Unfortunately the sort of future we seem to be heading into is the one in which you probably want to rent instead of own, and in which you should probably have as few taxable assets as possible. Japan's government has done about 20 years of what our government has just begun. There have been a number of net effects of this basket of policies (war on savers, war on home owners, war on all but the very poorest and the very richest) such as:

* younger generations staying at home longer and marrying later in life (thanks to policies that tax the bejeebus out of RE in order to support humongous government bailouts)

* younger generations (as well as the rest) are trending toward keeping less money in savings (thanks to near-zero interest rate policies)

* also thanks to high taxation rates and near-zero interest rates, people across all generations are trending toward less owned property (that can be taxed), less savings (which are discouraged), and more money spent on portable personal property that's not taxed

Armed with the pure folly of Keynesian economic nonsense, there's almost no limit the amount of harm a government can do to its people. Mind you, Japan began this sad journey as a homogeneous, hard-working nation of savers. We're starting the same journey from a far less advantageous position.
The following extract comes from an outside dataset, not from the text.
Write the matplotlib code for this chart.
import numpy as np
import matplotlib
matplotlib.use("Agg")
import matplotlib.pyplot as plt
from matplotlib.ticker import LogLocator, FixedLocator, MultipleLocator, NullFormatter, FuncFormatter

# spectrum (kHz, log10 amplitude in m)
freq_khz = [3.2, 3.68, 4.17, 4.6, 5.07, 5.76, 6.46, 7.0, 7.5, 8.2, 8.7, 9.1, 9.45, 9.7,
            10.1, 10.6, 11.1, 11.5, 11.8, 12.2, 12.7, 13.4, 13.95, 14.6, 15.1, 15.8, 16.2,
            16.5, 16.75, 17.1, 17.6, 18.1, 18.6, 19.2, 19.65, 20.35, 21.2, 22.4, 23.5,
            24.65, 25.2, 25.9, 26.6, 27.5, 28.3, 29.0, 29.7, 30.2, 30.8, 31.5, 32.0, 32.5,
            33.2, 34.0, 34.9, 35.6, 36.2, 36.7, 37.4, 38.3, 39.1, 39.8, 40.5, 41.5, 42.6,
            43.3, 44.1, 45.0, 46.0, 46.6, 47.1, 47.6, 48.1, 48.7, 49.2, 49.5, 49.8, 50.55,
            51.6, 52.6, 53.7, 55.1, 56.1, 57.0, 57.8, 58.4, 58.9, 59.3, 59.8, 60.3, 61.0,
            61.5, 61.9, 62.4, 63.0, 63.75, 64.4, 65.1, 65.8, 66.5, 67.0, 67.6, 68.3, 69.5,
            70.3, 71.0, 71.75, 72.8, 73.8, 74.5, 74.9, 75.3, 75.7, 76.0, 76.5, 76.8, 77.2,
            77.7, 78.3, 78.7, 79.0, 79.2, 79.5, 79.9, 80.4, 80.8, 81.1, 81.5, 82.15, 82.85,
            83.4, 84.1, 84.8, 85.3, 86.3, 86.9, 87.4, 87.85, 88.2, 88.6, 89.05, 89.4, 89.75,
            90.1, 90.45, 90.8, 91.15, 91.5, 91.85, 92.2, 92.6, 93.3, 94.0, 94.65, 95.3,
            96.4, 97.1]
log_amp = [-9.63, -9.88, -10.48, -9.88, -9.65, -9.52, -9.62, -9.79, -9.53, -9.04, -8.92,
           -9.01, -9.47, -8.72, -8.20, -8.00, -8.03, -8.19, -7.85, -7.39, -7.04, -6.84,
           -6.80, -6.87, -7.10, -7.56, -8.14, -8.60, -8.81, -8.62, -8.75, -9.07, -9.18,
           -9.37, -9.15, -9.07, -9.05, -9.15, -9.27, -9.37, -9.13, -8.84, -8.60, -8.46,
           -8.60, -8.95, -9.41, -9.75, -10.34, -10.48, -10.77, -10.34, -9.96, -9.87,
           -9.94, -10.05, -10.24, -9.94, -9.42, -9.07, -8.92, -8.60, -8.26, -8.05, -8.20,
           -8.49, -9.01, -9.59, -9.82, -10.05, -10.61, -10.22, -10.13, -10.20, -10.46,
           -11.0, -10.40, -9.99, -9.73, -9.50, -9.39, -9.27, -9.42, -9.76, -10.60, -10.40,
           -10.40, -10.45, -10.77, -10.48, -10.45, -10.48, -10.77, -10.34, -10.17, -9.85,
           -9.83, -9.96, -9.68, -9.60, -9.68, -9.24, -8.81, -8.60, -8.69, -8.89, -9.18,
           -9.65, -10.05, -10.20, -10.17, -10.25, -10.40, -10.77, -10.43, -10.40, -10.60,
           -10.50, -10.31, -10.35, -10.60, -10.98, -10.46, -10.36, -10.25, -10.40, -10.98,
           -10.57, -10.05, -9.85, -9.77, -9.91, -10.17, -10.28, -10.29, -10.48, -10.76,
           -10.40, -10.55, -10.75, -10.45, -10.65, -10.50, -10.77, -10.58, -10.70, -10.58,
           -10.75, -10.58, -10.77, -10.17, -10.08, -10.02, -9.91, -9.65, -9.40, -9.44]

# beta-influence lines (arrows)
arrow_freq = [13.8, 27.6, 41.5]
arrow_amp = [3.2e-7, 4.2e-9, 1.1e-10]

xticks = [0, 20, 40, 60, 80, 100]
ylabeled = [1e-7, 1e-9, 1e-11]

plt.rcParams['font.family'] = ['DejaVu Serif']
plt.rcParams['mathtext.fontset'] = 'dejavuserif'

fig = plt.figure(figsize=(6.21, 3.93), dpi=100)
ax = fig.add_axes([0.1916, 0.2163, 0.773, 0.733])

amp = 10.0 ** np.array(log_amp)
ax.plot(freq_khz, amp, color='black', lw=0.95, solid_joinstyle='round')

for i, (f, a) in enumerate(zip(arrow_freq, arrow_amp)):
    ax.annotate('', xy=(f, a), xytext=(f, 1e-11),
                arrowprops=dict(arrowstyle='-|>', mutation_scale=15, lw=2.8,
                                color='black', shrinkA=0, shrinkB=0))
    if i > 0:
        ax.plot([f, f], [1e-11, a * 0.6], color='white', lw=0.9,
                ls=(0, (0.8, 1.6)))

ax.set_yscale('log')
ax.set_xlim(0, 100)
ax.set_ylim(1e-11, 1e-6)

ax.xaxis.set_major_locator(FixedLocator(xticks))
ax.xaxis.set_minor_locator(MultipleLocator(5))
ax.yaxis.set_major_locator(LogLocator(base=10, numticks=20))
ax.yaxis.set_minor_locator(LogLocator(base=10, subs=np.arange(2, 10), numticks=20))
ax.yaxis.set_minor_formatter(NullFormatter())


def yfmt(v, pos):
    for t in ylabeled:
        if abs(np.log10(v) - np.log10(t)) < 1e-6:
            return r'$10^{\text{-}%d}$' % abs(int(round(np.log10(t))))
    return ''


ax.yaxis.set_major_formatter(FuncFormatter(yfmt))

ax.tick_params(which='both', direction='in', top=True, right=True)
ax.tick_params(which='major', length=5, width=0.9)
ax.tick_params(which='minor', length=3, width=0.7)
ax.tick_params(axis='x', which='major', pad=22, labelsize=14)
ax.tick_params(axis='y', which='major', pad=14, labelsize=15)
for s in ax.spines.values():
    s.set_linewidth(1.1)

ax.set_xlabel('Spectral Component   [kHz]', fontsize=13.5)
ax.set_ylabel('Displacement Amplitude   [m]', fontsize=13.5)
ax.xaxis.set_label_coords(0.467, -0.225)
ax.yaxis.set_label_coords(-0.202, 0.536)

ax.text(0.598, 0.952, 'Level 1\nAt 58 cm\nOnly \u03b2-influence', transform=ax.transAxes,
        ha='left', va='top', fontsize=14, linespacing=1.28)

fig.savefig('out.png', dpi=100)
We should all get used to being a happy renters, not bitter renters.

consultant said...

I'm always struck by the number of people who blame govt. for all of our problems. As if the govt. was some alien race from another planet that landed in our midst and forced us to submit to certain conditions.

Govt. is "us". Or more precisely, govt. has become those people (politicians) who mostly do the bidding of large, powerful corporations and rich people. The rich and powerful have bought the govt.
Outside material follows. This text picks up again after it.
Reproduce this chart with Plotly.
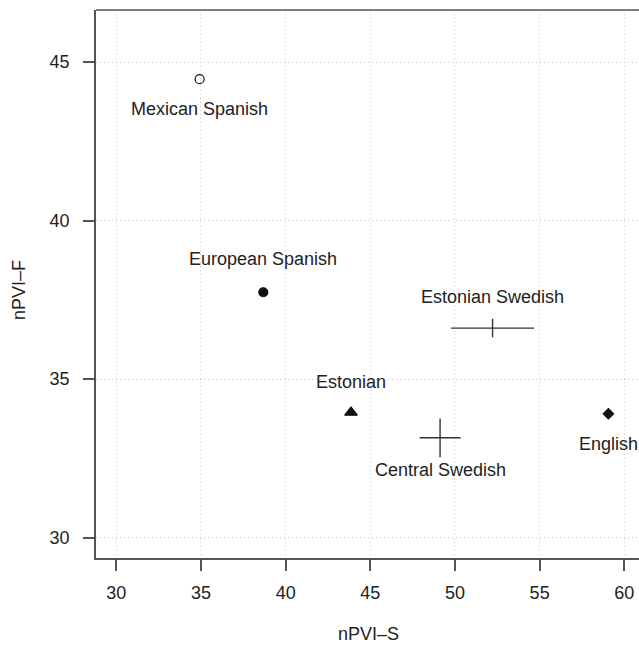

This "take over" of our govt. by the wealthy and powerful has happened periodically throughout our history. For the last 40 years we've been held captive by neocon ideology that embraces this philosophy without ANY reservations.
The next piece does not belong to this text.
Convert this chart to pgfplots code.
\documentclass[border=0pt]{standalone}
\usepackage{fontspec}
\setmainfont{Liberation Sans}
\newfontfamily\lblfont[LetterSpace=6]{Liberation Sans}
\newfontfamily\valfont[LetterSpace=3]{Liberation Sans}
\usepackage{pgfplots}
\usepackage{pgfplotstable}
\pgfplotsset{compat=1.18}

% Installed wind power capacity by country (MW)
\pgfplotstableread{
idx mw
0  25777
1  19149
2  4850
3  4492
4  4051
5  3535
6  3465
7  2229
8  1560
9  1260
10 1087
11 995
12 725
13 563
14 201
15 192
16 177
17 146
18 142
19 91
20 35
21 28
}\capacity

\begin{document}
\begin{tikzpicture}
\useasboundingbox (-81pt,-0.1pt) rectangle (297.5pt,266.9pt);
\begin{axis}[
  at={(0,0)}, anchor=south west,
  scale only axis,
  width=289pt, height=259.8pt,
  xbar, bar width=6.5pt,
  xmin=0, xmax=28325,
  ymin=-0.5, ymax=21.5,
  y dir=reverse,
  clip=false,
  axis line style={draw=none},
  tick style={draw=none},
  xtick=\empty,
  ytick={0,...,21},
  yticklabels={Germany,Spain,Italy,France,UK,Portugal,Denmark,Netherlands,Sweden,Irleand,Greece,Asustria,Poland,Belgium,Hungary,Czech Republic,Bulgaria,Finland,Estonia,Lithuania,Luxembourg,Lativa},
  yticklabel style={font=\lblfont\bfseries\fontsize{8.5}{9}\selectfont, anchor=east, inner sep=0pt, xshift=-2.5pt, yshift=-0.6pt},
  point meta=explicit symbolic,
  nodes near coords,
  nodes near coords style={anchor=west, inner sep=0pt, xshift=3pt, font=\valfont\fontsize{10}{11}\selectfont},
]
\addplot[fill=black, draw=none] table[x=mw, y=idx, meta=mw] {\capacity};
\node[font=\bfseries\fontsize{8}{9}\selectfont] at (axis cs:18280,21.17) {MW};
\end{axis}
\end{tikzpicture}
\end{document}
What's interesting is how neocons have successfully sold this to people (i.e. those who are not rich or powerful) as a strategy for providing everyone more freedom and opportunity.

When Reagan, the modern patron saint of all conservatives, said he was going to get the govt. off your back, he didn't tell you he was then going to let corporations climb on it.

Today's corporate state is bringing back feudalism. How long before debtor prisons return?

After the revolution was won, the primary struggle in creating our new govt. was around the issue of power. The novel solution was to distribute power-govt., individual, financial-with checks and balances so as to discourage the concentration of power. That was the great fear-concentrated power.

The rise of the corporate state started well before the current resurgence of radical conservative governance. But the concentration of corporate power converges with the Republican philosophy of basically no checks on that power. Throw in corruptible leaders like Blagojevich and weak opposition parties like my Democrats, and you have a recipe for our current disaster.

This is seriously big, deep, dangerous stuff. I agree with you that it's going to take a movement of a lot of people to change things. We obviously can't afford to wait on our failed leadership if we want things to change.

What most people don't realize is that it will take, if history is any guide, many years to change our direction (time which we no longer have).

In the meantime, no crony capitalistic state has ever fared well for long.

Nudge said...

Hi Consultant .. sorry, did not think it was necessary to identify the government as being the shape and form of the leather-and-velvet glove wrapped around the big invisible hand that's presently squeezing the economy to its own benefit. Perhaps the distinction is necessary only for avid MSM followers?

Either way, “the government” or something making use of the powers of “the government” is doing persactly those things.